Appendix: Data and Methodology
Charts 1 and 2 show estimates of the number of union-represented workers who voted for a union and remain represented by the union for which they voted. The Heritage Foundation’s Center for Data (CDA) analysis calculated these figures as follows:
- The CDA compiled data from the NLRB on the number of pro-union votes cast in certification elections unions won between FY 1973 and FY 2015.[20] For FY 1973–2009, this information is available in various tables in the NLRB annual reports under the subheading “Valid Votes Cast in Elections Unions Won: Votes for Unions.”[21] The NLRB discontinued its annual report in 2010, but that year it published online the statistical data that would have populated the report.[22] For FY 2011–2015, the CDA directly tabulated the number of votes cast in favor of union representation in elections unions won from the NLRB’s published annual election reports.[23]
- The CDA used data from the Current Population Survey (CPS) 2010 and 2012 job-tenure supplements to calculate the proportion of union-represented employees that have worked at the same job for a given number of years.[24] The CDA restricted this analysis to union-represented workers in industries covered by the NLRA. The CDA used tenure data from the 2012 supplement for tenure up to 39 years. The 2012 supplement top-codes job tenure at 39 years; the earlier supplements do not. For job-tenure estimates exceeding 39 years, the author used the estimates from the 2010 supplement.
- The CDA then multiplied this proportion by the number of pro-union votes cast each year.[25] For example, the 2012 job tenure supplement shows that 43 percent of workers represented by unions have worked at their current employer for at least 10 years. Approximately 50,000 pro-union votes were cast in elections unions won in 2005, 10 years before 2015. So the CDA multiplied 50,000 by 43 percent to obtain a preliminary estimate of the number of pro-union voters in 2005 still employed with the firm where they voted. For 2005, this figure was roughly 21,500 workers. The CDA repeated this process for each year from 1973 through 2015. Negligible numbers of workers who voted for union representation before 1973 remain employed with the firm where they voted.

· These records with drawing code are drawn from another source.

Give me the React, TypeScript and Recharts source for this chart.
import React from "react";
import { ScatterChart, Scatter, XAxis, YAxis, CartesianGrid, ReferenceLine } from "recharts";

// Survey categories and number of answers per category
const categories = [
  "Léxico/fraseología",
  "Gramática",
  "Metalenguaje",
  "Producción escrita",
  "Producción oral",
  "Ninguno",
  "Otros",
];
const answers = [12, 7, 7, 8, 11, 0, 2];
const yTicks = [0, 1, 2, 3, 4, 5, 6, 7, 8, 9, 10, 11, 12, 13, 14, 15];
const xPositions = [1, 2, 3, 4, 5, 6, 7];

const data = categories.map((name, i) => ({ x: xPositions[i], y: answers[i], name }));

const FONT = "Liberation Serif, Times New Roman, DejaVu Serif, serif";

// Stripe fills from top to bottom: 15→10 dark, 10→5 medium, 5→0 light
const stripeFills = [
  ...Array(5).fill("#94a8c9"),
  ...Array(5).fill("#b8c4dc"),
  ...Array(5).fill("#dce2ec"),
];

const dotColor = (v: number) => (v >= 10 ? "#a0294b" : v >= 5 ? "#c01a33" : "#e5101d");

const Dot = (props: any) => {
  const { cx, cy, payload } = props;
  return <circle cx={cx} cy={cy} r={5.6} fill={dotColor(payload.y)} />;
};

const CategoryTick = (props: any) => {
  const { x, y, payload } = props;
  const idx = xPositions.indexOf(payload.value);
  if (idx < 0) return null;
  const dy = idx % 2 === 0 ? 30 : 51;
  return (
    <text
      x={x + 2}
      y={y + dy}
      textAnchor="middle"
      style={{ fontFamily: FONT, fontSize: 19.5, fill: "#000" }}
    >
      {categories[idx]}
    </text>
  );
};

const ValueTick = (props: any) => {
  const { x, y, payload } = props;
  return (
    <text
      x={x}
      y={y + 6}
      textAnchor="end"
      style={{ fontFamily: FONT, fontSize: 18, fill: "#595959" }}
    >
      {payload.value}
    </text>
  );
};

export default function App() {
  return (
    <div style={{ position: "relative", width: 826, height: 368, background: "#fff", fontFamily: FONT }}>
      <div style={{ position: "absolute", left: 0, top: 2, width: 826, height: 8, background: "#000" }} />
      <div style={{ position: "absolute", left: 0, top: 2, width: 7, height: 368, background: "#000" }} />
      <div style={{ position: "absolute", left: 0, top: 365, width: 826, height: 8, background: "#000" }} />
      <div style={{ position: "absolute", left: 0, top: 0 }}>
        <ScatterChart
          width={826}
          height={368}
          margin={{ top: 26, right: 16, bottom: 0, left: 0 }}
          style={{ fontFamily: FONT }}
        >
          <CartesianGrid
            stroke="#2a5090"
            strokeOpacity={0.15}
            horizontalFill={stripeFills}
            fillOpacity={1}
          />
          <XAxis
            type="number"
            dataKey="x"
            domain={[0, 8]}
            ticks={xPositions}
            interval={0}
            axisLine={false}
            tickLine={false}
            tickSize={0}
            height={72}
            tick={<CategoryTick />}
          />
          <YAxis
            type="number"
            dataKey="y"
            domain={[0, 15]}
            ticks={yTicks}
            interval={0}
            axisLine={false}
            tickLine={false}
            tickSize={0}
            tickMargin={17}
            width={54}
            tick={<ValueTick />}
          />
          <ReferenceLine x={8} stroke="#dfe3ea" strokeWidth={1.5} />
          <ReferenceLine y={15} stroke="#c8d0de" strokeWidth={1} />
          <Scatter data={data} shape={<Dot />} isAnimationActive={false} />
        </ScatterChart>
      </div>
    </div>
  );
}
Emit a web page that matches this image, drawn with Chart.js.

- The CDA adjusted these preliminary estimates to account for the decline in overall union coverage.[26] The CDA did this by multiplying the preliminary estimates from step three by the ratio of the number of workers that unions represented under the NLRA in 2015 to the number they did in each preceding year. For example, Bureau of Labor Statistics figures show that unions represented approximately 8.46 million workers under the NLRA in 2005, and 8.01 million workers in 2015. So the interim 2005 estimate from step 3 (21,500 workers) was multiplied by 8.01/8.46. This produced a final estimate of 20,300 pro-union voters from 2005 still employed at the same firm in 2015. The CDA repeated this process for every year from 1973 through 2015.
- The CDA estimated the number of workers represented by unions under the National Labor Relations Act in step 4 using CPS data made publicly available at Unionstats.com.[27] The CDA used Unionstats estimates of annual private-sector union coverage, then subtracted from that total union-represented workers employed in the railway and airline industries (who are covered by the Railway Labor Act). Data on private-sector union coverage is readily available from 1977 to 2015 at Unionstats, excepting 1982, when the CPS did not ask union membership questions. The CDA interpolated 1982 union coverage from 1981 and 1983 coverage. Between 1973 and 1976, the CPS asked only about union membership, not union coverage (which includes non-members covered by collective bargaining agreements). Heritage imputed private-sector union coverage those years by multiplying annual private-sector union membership by the average coverage-to-membership ratio during the 1977–1981 period.[28]
Unionstats.com contains data on union coverage by industry from 1983 to 2015. For prior years, the CDA estimated airline and railway union coverage by calculating the ratio of railway and airline union coverage to total private-sector coverage from 1983 to 1985.[29] The CDA then multiplied this ratio by total private-sector-coverage estimates for 1973 to 1982 to obtain annual estimates of union coverage in the airline and railway industries.